The Central Government in Madrid proclaimed that they want to deprive the friars of all the power of intervention in matters of civil government and direction and management of educational institutions. The friars feared that their dominance in the country would become a thing of the past, and that they needed something to justify their perpetuation, with the mutiny providing such an opportunity. However, the Philippine Institute was introduced by the Spanish government as an educational decree fusing sectarian schools once ran by the friars. This decree aimed to improve the standard of education in the Philippines by requiring teaching positions in these schools to be filled by competitive examinations, an important step welcomed by most Filipinos.

== Execution of Gomburza ==
On February 15, 1872, the Spanish colonial authorities charged the Fathers Burgos, Gomez and Zamora with treason and sedition, and subversion; and were sentenced to death by garrote at Bagumbayan, Philippines. They were executed two days after their verdict. The charge against the three was their alleged complicity in the uprising of workers at the Cavite Naval Yard. It was believed by Governor-General Izquierdo that the Filipinos will create its own government and allegedly, the three priests were nominated as the leader of the planned government in order to break free of the Spanish government.

The death of Gomburza awakened strong spirits of anger and resentment among the Filipinos. They grilled Spanish authorities and demanded reforms due to the prejudicial governance of the authorities. The martyrdom of the three priests, ironically, assisted in the creation of the Propaganda Movement which aimed to seek reforms and inform the Spanish people on the abuses of its colonial authorities in the Philippine Islands.

Besides from Gomburza execution on January 28, 1872, the military court also sentenced 41 mutineers to death. However, the next day Izquierdo pardoned 28 mutineers and the rest were confirmed to sentence. On February 6, 1872, 11 mutineers were sentenced to death but Izquierdo commuted their death sentences to life imprisonment. Together with execution of the three martyrs, Enrique Paraiso, Maximo Innocencio and Crisanto de los Reyes were imposed ten years imprisonment.

Furthermore, there were people being sentenced by the military court of Spain to exile them to the Marianas (now Guam): Fr. Pedro Dandan, Fr. Mariano Sevilla, Toribio H. del Pilar (brother of Marcelo H. del Pilar), Agustin Mendoza, José Guevara, Miguel Lasa, Justo Guazon, Fr. Aniceto Desiderio, Fr. Vicente del Rosario, Joaquín Pardo de Tavera, Antonio Ma. Regidor, José Basa y Enriquez, Mauricio de Leon, Pedro Carillo, Gervasio Sanchez, José Ma. Basa, Pío Basa, Balvino Mauricio, Maximo Paterno (father of Pedro Paterno) and Valentín Tosca.

On the orders of Governor-General Izquierdo, a number of priests and laypeople were detained as a result of the uprising in Cavite.
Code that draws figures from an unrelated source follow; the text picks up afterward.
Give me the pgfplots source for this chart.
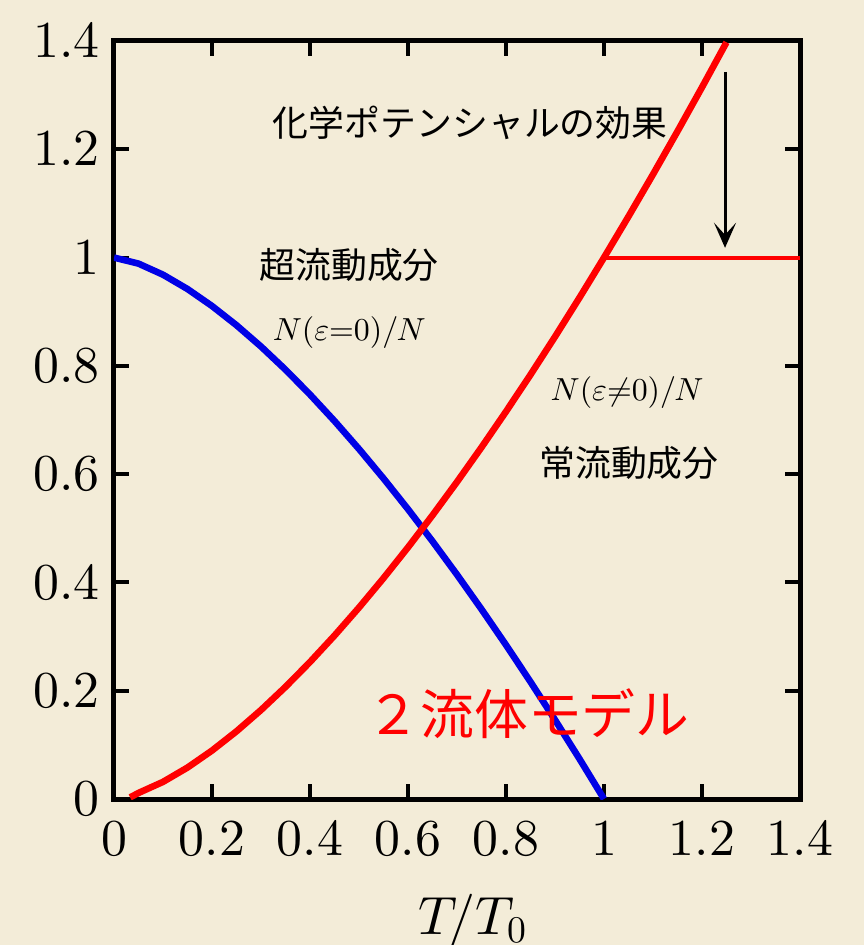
\documentclass[border=0pt]{standalone}
\usepackage[no-math]{fontspec}
\DeclareFontShape{OT1}{cmr}{m}{n}{<-> cmr10}{}
\DeclareFontShape{OML}{cmm}{m}{it}{<-> cmmi10}{}
\DeclareFontShape{OMS}{cmsy}{m}{n}{<-> cmsy10}{}
\usepackage{pgfplots}
\pgfplotsset{compat=1.18}
\usetikzlibrary{arrows.meta}
\newfontfamily\jp{Noto Sans CJK JP}
\definecolor{bg}{RGB}{243,236,216}
\definecolor{cblue}{RGB}{0,0,230}
\definecolor{cred}{RGB}{255,0,0}
\pgfplotstableread{
T y
0 1
0.05 0.98882
0.1 0.96838
0.15 0.94191
0.2 0.91056
0.25 0.875
0.3 0.83568
0.35 0.79294
0.4 0.74702
0.45 0.69813
0.5 0.64645
0.55 0.59211
0.6 0.53524
0.65 0.47596
0.7 0.41434
0.75 0.35048
0.8 0.28446
0.85 0.21633
0.9 0.14619
0.95 0.07407
1.0 0
}\superfluid
\pgfplotstableread{
T y
0.033 0.003
0.05 0.01118
0.1 0.03162
0.15 0.05809
0.2 0.08944
0.25 0.125
0.3 0.16432
0.35 0.20706
0.4 0.25298
0.45 0.30187
0.5 0.35355
0.55 0.40789
0.6 0.46476
0.65 0.52404
0.7 0.58566
0.75 0.64952
0.8 0.71554
0.85 0.78367
0.9 0.85381
0.95 0.92593
1.0 1
1.05 1.07593
1.1 1.15369
1.15 1.23323
1.2 1.31453
1.25 1.39754
}\normalfluid
\begin{document}
\begin{tikzpicture}
\fill[bg] (-57bp,-73bp) rectangle (375bp,399.5bp);
\begin{axis}[
  at={(0,0)}, anchor=south west,
  scale only axis, width=343bp, height=379bp,
  xmin=0, xmax=1.4, ymin=0, ymax=1.4,
  xtick={0,0.2,0.4,0.6,0.8,1,1.2,1.4},
  ytick={0,0.2,0.4,0.6,0.8,1,1.2,1.4},
  tick align=inside, major tick length=7.5bp,
  every tick/.style={line width=2bp, black},
  axis line style={line width=2.5bp},
  tick label style={font=\fontsize{26}{30}\selectfont, inner sep=0pt},
  yticklabel style={xshift=-7bp},
  xticklabel style={yshift=-11.5bp},
  xlabel={$T\!/T_0$},
  xlabel style={font=\fontsize{27}{30}\selectfont, inner sep=0pt, at={(axis description cs:0.5,0)}, anchor=north, yshift=-47.5bp, xshift=8bp},
]
\addplot[cblue, line width=3.3bp, line join=round] table {\superfluid};
\addplot[cred, line width=3.3bp, line join=round] table {\normalfluid};
\addplot[cred, line width=2bp] coordinates {(1,1) (1.4,1)};
\draw[line width=1.5bp, -{Stealth[length=12.5bp,width=11bp,inset=6bp]}] (axis cs:1.247,1.343) -- (axis cs:1.247,1.018);
\node[font=\fontsize{18}{20}\selectfont\jp] at (axis cs:0.727,1.249) {化学ポテンシャルの効果};
\node[font=\fontsize{18}{20}\selectfont\jp] at (axis cs:0.480,0.986) {超流動成分};
\node[font=\fontsize{16}{18}\selectfont] at (axis cs:0.480,0.861) {$N(\varepsilon{=}0)/N$};
\node[font=\fontsize{16}{18}\selectfont] at (axis cs:1.047,0.750) {$N(\varepsilon{\neq}0)/N$};
\node[font=\fontsize{18}{20}\selectfont\jp] at (axis cs:1.051,0.621) {常流動成分};
\node[font=\fontsize{27}{30}\selectfont\jp, text=cred] at (axis cs:0.845,0.157) {２流体モデル};
\end{axis}
\pgfresetboundingbox
\path (-57bp,-73bp) rectangle (375bp,399.5bp);
\end{tikzpicture}
\end{document}
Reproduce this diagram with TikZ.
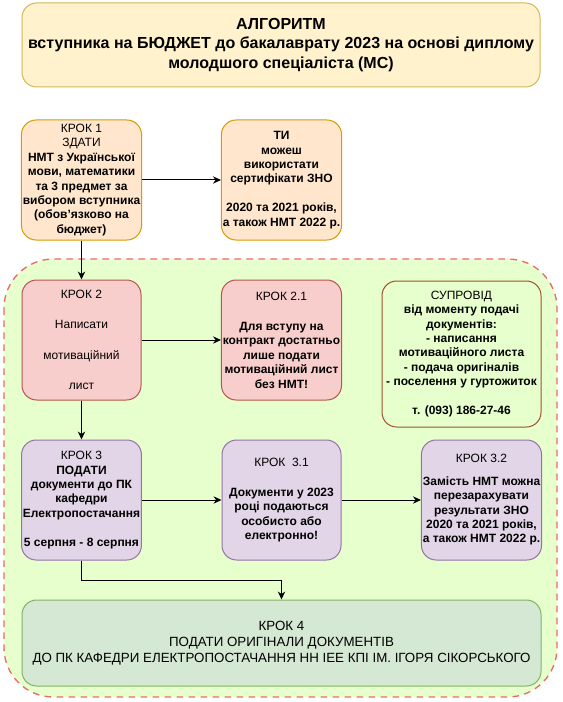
\documentclass[tikz,border=0pt]{standalone}
\usepackage{fontspec}
\setmainfont{Liberation Sans}
\usetikzlibrary{arrows.meta}
\definecolor{ylfill}{HTML}{FFF2CC}
\definecolor{yldraw}{HTML}{D6B656}
\definecolor{orfill}{HTML}{FFE6CC}
\definecolor{ordraw}{HTML}{D79B00}
\definecolor{rdfill}{HTML}{F8CECC}
\definecolor{rddraw}{HTML}{B85450}
\definecolor{vifill}{HTML}{E1D5E7}
\definecolor{vidraw}{HTML}{9673A6}
\definecolor{gnfill}{HTML}{D5E8D4}
\definecolor{gndraw}{HTML}{82B366}
\definecolor{zonefill}{HTML}{E6FFCC}
\definecolor{zonedraw}{HTML}{EA6B66}
\definecolor{spdraw}{HTML}{A0522D}
\tikzset{bx/.append style={draw, line width=0.75pt, rounded corners=11pt, align=center, inner sep=1pt,
  minimum width=89.25pt, minimum height=90pt, font=\fontsize{9}{10.8}\selectfont}}
\tikzset{bb/.append style={font=\bfseries\fontsize{9}{10.8}\selectfont}}
\tikzset{yl/.append style={fill=ylfill, draw=yldraw}}
\tikzset{orng/.append style={fill=orfill, draw=ordraw}}
\tikzset{rd/.append style={fill=rdfill, draw=rddraw}}
\tikzset{vi/.append style={fill=vifill, draw=vidraw}}
\tikzset{gn/.append style={fill=gnfill, draw=gndraw}}
\tikzset{sp/.append style={fill=zonefill, draw=spdraw}}
\tikzset{ar/.append style={->, line width=0.75pt, >={Stealth[length=6pt,width=5.5pt]}}}

\begin{document}
\begin{tikzpicture}[x=0.75pt,y=-0.75pt]
                \useasboundingbox (0,0) rectangle (562,702);
                % supervision zone
                \draw[fill=zonefill, draw=zonedraw, line width=1pt, dash pattern=on 5pt off 4pt, rounded corners=37pt] (4,259) rectangle (557,697);
                % top row
                \node[bx,yl,minimum width=388.5pt,minimum height=63pt,font=\bfseries\fontsize{12}{14.4}\selectfont] (title) at (281,45)
                  {АЛГОРИТМ\\вступника на БЮДЖЕТ до бакалаврату 2023 на основі диплому\\молодшого спеціаліста (МС)};
                \node[bx,bb,orng] (krok1) at (81.5,180) {\mdseries КРОК 1\\\mdseries ЗДАТИ\\НМТ з Української\\мови, математики\\та 3 предмет за\\вибором вступника\\(обов'язково на\\бюджет)};
                \node[bx,bb,orng] (tu) at (281.5,180) {ТИ\\можеш\\використати\\сертифікати ЗНО\\[10.8pt]2020 та 2021 років,\\а також НМТ 2022 р.};
                % inside the zone
                \node[bx,rd] (krok2) at (81.5,340) {КРОК 2\\[12pt]Написати\\[12pt]мотиваційний\\[12pt]лист};
                \node[bx,bb,rd] (krok21) at (281.5,340) {\mdseries КРОК 2.1\\[12pt]Для вступу на\\контракт достатньо\\лише подати\\мотиваційний лист\\без НМТ!};
                \node[bx,bb,sp,minimum width=119.25pt,minimum height=109.5pt] (suprovid) at (461.5,354) {\mdseries СУПРОВІД\\від моменту подачі\\документів:\\- написання\\мотиваційного листа\\- подача оригіналів\\- поселення у гуртожиток\\[10.8pt]т. (093) 186-27-46};
                \node[bx,bb,vi] (krok3) at (81.5,500) {\mdseries КРОК 3\\ПОДАТИ\\документи до ПК\\кафедри\\Електропостачання\\[10.8pt]5 серпня - 8 серпня};
                \node[bx,bb,vi] (krok31) at (281.5,500) {\mdseries КРОК~~3.1\\[12pt]Документи у 2023\\році подаються\\особисто або\\електронно!};
                \node[bx,bb,vi] (krok32) at (481.5,500) {\mdseries КРОК 3.2\\[6pt]Замість НМТ можна\\перезарахувати\\результати ЗНО\\2020 та 2021 років,\\а також НМТ 2022 р.};
                \node[bx,gn,minimum width=389.25pt,minimum height=64.5pt,font=\fontsize{10}{12}\selectfont] (krok4) at (281.5,643)
                  {КРОК 4\\ПОДАТИ ОРИГІНАЛИ ДОКУМЕНТІВ\\ДО ПК КАФЕДРИ ЕЛЕКТРОПОСТАЧАННЯ НН ІЕЕ КПІ ІМ. ІГОРЯ СІКОРСЬКОГО};
                % arrows
                \path (krok1) edge[ar] (tu);
                \path (krok1) edge[ar] (krok2);
                \path (krok2) edge[ar] (krok21);
                \path (krok2) edge[ar] (krok3);
                \path (krok3) edge[ar] (krok31);
                \path (krok31) edge[ar] (krok32);
                \draw[ar] (krok3.south) -- ++(0,20) -| (krok4.north);
\end{tikzpicture}
\end{document}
Among the priests detained in the days that followed were Fathers Jose Burgos, Jacinto Zamora, Mariano Gomez, and several Filipino lawyers and merchants. In Guam, further Filipinos were punished. The three priests, however, received a garrote death sentence.

The three priests were judged guilty of treason as the leaders of the mutiny by the Spanish court on the evening of February 15, 1872. Early the next morning, the verdict was announced at Fort Santiago.

An estimated 40,000 Filipinos gathered around the execution platforms on February 17, 1872. Father Burgos accepted his fate, Father Zamora had vacant eyes, and Father Gomez was holding his head high during the execution. Along with them, Saldua, an artilleryman, was put to death.

Public outrage over their executions eventually gave rise to the Propaganda Movement, a late 19th-century political reform movement in the Philippines that aimed to address issues including representation in the Spanish Cortes and the secularization of the clergy. In the Spanish colonial government, the movement aimed to promote more autonomy and representation for Filipinos.

==Cultural references==
- The Filipino novel Revolution: 80 Days (2022) featured the 1872 Cavite Mutiny as a pivotal event in the life of its protagonist Juan Ruiz, a former soldier turned migrant worker.